I say I've opened many cans and there was always beans in it. How many times have I asked gawd to answer a prayer or show me a sign and received nothing? There's the difference. There's a reasonable expectation that there would be beans in it. If on the other hand quality control was horrendous at all the bean canneries and we ended up with empty cans, cans with dead mice, cans of creamed corn al the time, you wouldn't have "faith" that there would be beans.

Posted by: Tocis Feb 2 2004, 01:14 AM
Hi,

I'd agree with most of you in that all that matters is that we made a decision, the reason is irrelevant to others. Of course people have a right to ask us for reasons (if they are polite enough, that is ) but they have no right to persist on receiving answers if we don't want to give them (especially if they realized that the answers we gave them are not what they want to hear) and they have no right to judge.

And yes, I agree that many fundies probably want to believe that we were hurt by xians because they can then blame our leaving on individual xians who did wrong, instead of having to accept that people can leave the fold without "negative outside influence", so to say.

Posted by: HeathenM0M Feb 2 2004, 06:38 AM
QUOTE (michelle @ Feb 1 2004, 05:37 PM)
Anyway what I am trying to say (Im no writer) is that it makes no fucking reason WHY you left. You left and thats that. I dont beleive in God and you dont beleive in God, does it really matter how we got here?

Michelle,
I do feel the need to defend myself when someone asks if I left because I was hurt. I guess because it feels to me like they're implying that I made an emotional decision that I will regret once things calm down. However, I completely agree with what you said. It doesn't make any difference what one's reasons are for being an Atheist!

Posted by: michelle Feb 2 2004, 02:39 PM
Vixentrox,
Very very nice post.

Posted by: Vixentrox Feb 2 2004, 07:20 PM
Thank you and DAMN! I thought I was a little post slut...you got me beat!

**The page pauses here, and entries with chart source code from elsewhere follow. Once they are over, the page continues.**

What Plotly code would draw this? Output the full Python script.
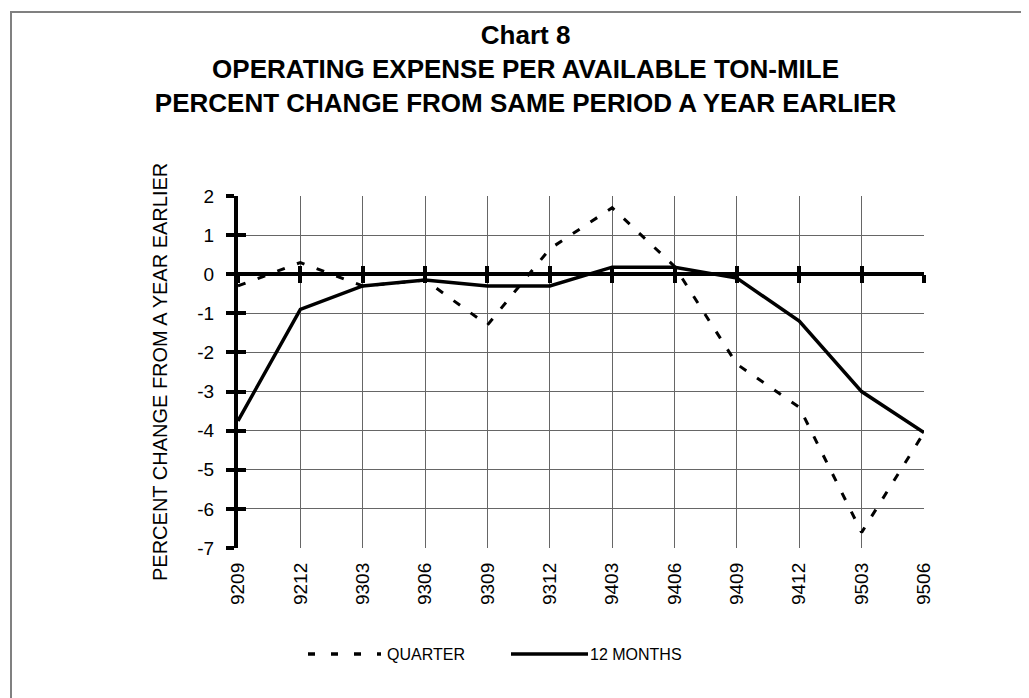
import plotly.graph_objects as go

periods = ["9209", "9212", "9303", "9306", "9309", "9312",
           "9403", "9406", "9409", "9412", "9503", "9506"]
quarter = [-0.3, 0.3, -0.3, -0.15, -1.3, 0.65, 1.7, 0.2, -2.3, -3.4, -6.6, -4.05]
twelve_months = [-3.75, -0.9, -0.3, -0.15, -0.3, -0.3, 0.18, 0.18, -0.1, -1.2, -3.0, -4.05]
y_ticks = list(range(-7, 3))
y_tick_labels = [str(v) for v in y_ticks]

title_lines = ["Chart 8",
               "OPERATING EXPENSE PER AVAILABLE TON-MILE",
               "PERCENT CHANGE FROM SAME PERIOD A YEAR EARLIER"]
y_title = "PERCENT CHANGE FROM A YEAR EARLIER"
legend_names = ["QUARTER", "12 MONTHS"]

FONT = "Liberation Sans, Arial, sans-serif"
W, H = 1029, 698
L, R, T, B = 230, 113, 188, 158
PW, PH = W - L - R, H - T - B


def px(x):
    return (x - L) / PW


def py(y):
    return (H - B - y) / PH


fig = go.Figure()

fig.add_trace(go.Scatter(
    x=periods, y=quarter, mode="lines", name=legend_names[0],
    line=dict(color="black", width=3, dash="8px,13px"),
    showlegend=False,
))
fig.add_trace(go.Scatter(
    x=periods, y=twelve_months, mode="lines", name=legend_names[1],
    line=dict(color="black", width=3.5),
    showlegend=False,
))
# invisible helper traces so that the overlay axes (crossing tick marks) exist
for xa, ya in (("x2", "y"), ("x3", "y"), ("x", "y2")):
    fig.add_trace(go.Scatter(
        x=periods, y=twelve_months, mode="lines", xaxis=xa, yaxis=ya,
        line=dict(color="rgba(0,0,0,0)", width=0),
        hoverinfo="skip", showlegend=False,
    ))

zero_pos = (0 - y_ticks[0]) / (y_ticks[-1] - y_ticks[0])

common_x = dict(type="category", range=[0, len(periods) - 1],
                categoryorder="array", categoryarray=periods,
                tickmode="array", tickvals=periods)

GRID = "#666666"

fig.update_layout(
    width=W, height=H,
    margin=dict(l=L, r=R, t=T, b=B, pad=0),
    paper_bgcolor="white", plot_bgcolor="white",
    font=dict(family=FONT, color="black"),
    title=dict(
        text="<br>".join(f"<b>{t}</b>" for t in title_lines),
        font=dict(family=FONT, size=26, color="black"),
        x=0.503, xref="container", xanchor="center",
        y=1 - 36 / H, yref="container", yanchor="top",
    ),
    xaxis=dict(
        **common_x,
        showgrid=True, gridcolor=GRID, gridwidth=1,
        showline=False, ticks="", zeroline=False,
        tickangle=-90, tickfont=dict(family=FONT, size=19, color="black"),
        ticklabelstandoff=10,
    ),
    xaxis2=dict(
        **common_x, overlaying="x", anchor="free", position=zero_pos,
        showgrid=False, showline=False, showticklabels=False, zeroline=False,
        ticks="outside", ticklen=8, tickwidth=3.5, tickcolor="black",
    ),
    xaxis3=dict(
        **common_x, overlaying="x", anchor="free", position=zero_pos,
        showgrid=False, showline=False, showticklabels=False, zeroline=False,
        ticks="inside", ticklen=8, tickwidth=3.5, tickcolor="black",
    ),
    yaxis=dict(
        range=[y_ticks[0], y_ticks[-1]], tickmode="array",
        tickvals=y_ticks, ticktext=y_tick_labels,
        showgrid=True, gridcolor=GRID, gridwidth=1,
        showline=True, linecolor="black", linewidth=4,
        ticks="outside", ticklen=8, tickwidth=3.5, tickcolor="black",
        zeroline=True, zerolinecolor="black", zerolinewidth=3.5,
        tickfont=dict(family=FONT, size=19, color="black"),
        ticklabelstandoff=8,
    ),
    yaxis2=dict(
        range=[y_ticks[0], y_ticks[-1]], overlaying="y", side="left",
        tickmode="array", tickvals=y_ticks,
        showgrid=False, showline=False, showticklabels=False, zeroline=False,
        ticks="inside", ticklen=8, tickwidth=3.5, tickcolor="black",
    ),
    showlegend=False,
)

# y-axis title
fig.add_annotation(
    text=y_title, textangle=-90, showarrow=False,
    xref="paper", yref="paper", x=px(152), y=0.5,
    xanchor="center", yanchor="middle",
    font=dict(family=FONT, size=20, color="black"),
)

# legend drawn as keys + labels
leg_y = py(646)
fig.add_shape(type="line", xref="paper", yref="paper",
              x0=px(300), x1=px(373), y0=leg_y, y1=leg_y,
              line=dict(color="black", width=3.5, dash="7px,16px"))
fig.add_annotation(text=legend_names[0], showarrow=False, xref="paper", yref="paper",
                   x=px(377), y=leg_y, xanchor="left", yanchor="middle",
                   font=dict(family=FONT, size=16, color="black"))
fig.add_shape(type="line", xref="paper", yref="paper",
              x0=px(503), x1=px(580), y0=leg_y, y1=leg_y,
              line=dict(color="black", width=3.5))
fig.add_annotation(text=legend_names[1], showarrow=False, xref="paper", yref="paper",
                   x=px(580), y=leg_y, xanchor="left", yanchor="middle",
                   font=dict(family=FONT, size=16, color="black"))

# outer chart border (extends past the right/bottom edges of the page)
fig.add_shape(type="rect", xref="paper", yref="paper",
              x0=px(3), x1=px(1040), y0=py(710), y1=py(4),
              line=dict(color="#808080", width=2), fillcolor="rgba(0,0,0,0)",
              layer="below")

fig.write_html("out.html")
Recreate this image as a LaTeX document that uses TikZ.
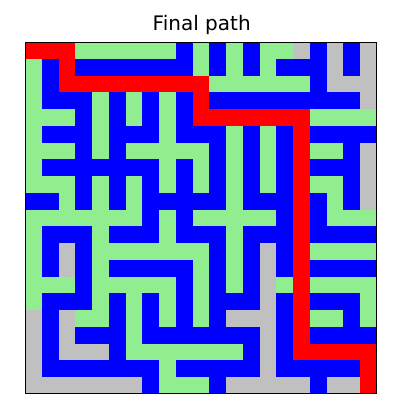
\documentclass[tikz,border=0pt]{standalone}
\usepackage{fontspec}
\setmainfont{DejaVu Sans}
\definecolor{cR}{RGB}{255,0,0}
\definecolor{cB}{RGB}{0,0,255}
\definecolor{cG}{RGB}{144,238,144}
\definecolor{cS}{RGB}{192,192,192}
\begin{document}
\begin{tikzpicture}[x=1pt,y=-1pt]
\useasboundingbox[fill=white] (0,0) rectangle (410,420);
\def\s{16.75}
\foreach \row [count=\r from 0] in {%
{R,R,R,G,G,G,G,G,G,B,G,B,G,B,G,G,S,B,S,B,S},%
{G,B,R,B,B,B,B,B,B,B,G,B,G,B,G,B,B,B,S,B,S},%
{G,B,R,R,R,R,R,R,R,R,R,G,G,G,G,G,G,B,S,S,S},%
{G,B,B,B,G,B,G,B,G,B,R,B,B,B,B,B,B,B,B,B,S},%
{G,G,G,B,G,B,G,B,G,B,R,R,R,R,R,R,R,G,G,G,G},%
{G,B,B,B,G,B,B,B,G,B,B,B,G,B,G,B,R,B,B,B,B},%
{G,G,G,B,G,B,G,G,G,G,G,B,G,B,G,B,R,G,G,B,S},%
{G,B,B,B,B,B,B,B,G,B,G,B,G,B,G,B,R,B,B,B,S},%
{G,G,G,B,G,B,G,B,G,B,G,B,G,B,G,B,R,G,G,B,S},%
{B,B,G,B,G,B,G,B,B,B,B,B,G,B,B,B,R,B,G,B,S},%
{G,G,G,G,G,G,G,B,G,B,G,G,G,G,G,B,R,B,G,G,G},%
{G,B,B,B,G,B,B,B,G,B,B,B,G,B,B,B,R,B,B,B,B},%
{G,B,S,B,G,G,G,G,G,G,G,B,G,B,S,B,R,G,G,G,G},%
{G,B,S,B,G,B,B,B,B,B,G,B,G,B,S,B,R,B,B,B,B},%
{G,G,G,B,G,G,G,G,G,B,G,B,G,B,S,G,R,G,G,G,G},%
{G,B,B,B,G,B,G,B,G,B,G,B,B,B,S,B,R,B,B,B,G},%
{S,B,S,G,G,B,G,B,G,B,G,B,S,S,S,B,R,G,G,B,G},%
{S,B,S,B,B,B,G,B,B,B,B,B,B,B,S,B,R,B,B,B,B},%
{S,B,S,S,S,B,G,G,G,G,G,G,G,B,S,B,R,R,R,R,R},%
{S,B,B,B,B,B,B,B,G,B,B,B,B,B,S,B,B,B,B,B,R},%
{S,S,S,S,S,S,S,B,G,G,G,B,S,S,S,S,S,B,S,S,R}%
}{%
  \foreach \c [count=\col from 0] in \row {%
    \fill[c\c] ({25+\col*\s},{42+\r*\s}) rectangle +(\s+0.3,\s+0.3);%
  }%
}
\draw[black,line width=0.8pt] (25,42) rectangle ({25+21*\s},{42+21*\s});
\node[font=\fontsize{20}{24}\selectfont,anchor=base,inner sep=0pt] (title) at (201.7,30.7) {Final path};
\end{tikzpicture}
\end{document}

Posted by: michelle Feb 2 2004, 07:44 PM

Posted by: Buddy4me17 Feb 5 2004, 10:34 AM
Michelle,

I don't think it matters why you are not a theist, but to a certain extent I think it is a good idea to know (for yourself) why you choose not to believe. I was never in a religois household, nor was I ever religous. But I did investigate the probability of a diety and the odds always pointed to the logical conclusion that a diety is too complex and unlikely for our natural world.

My investigation has allowed me to explain my position to other people in a rational manner, and I think that is a good thing. So knowing why has been helpful for me.

Posted by: biggles7268 Feb 10 2004, 09:17 AM
My father is an atheist and my mother is a Jehova's witness

Growing up my dad would not allow her to teach either me or my sister anything about religion until we were old enough to understand it and make up our own minds about it. When I was 17 or 18 I tried very hard to read the bible, but I just couldn't accept anything in it. It didn't seem even remotely plausible to me.

I heard someone say something like "I don't think they should be allowed to teach religion to anyone under 18. Because if it wasn't pushed into our heads while they're still soft nobody would buy it."

And that pretty much sums it up for me, I really don't care what anyone else believes. It's your choice and if it helps you get thru the day then fine, just leave me alone I don't need it.

Too bad they can't accept that it's perfectly ok to believe the world was created by a giant John Madden Pezz dispenser if you want to. I think the world would be better off if we did for that matter.

Posted by: Doug2 Feb 10 2004, 09:35 AM
Why must everyone bash the john madden pezz dispenser? Must be some kind of evil spirit trying to hide the truth of the great Pezz!

Ingrates. The Pezz dispensed you and the whole universe but all you do is bash it.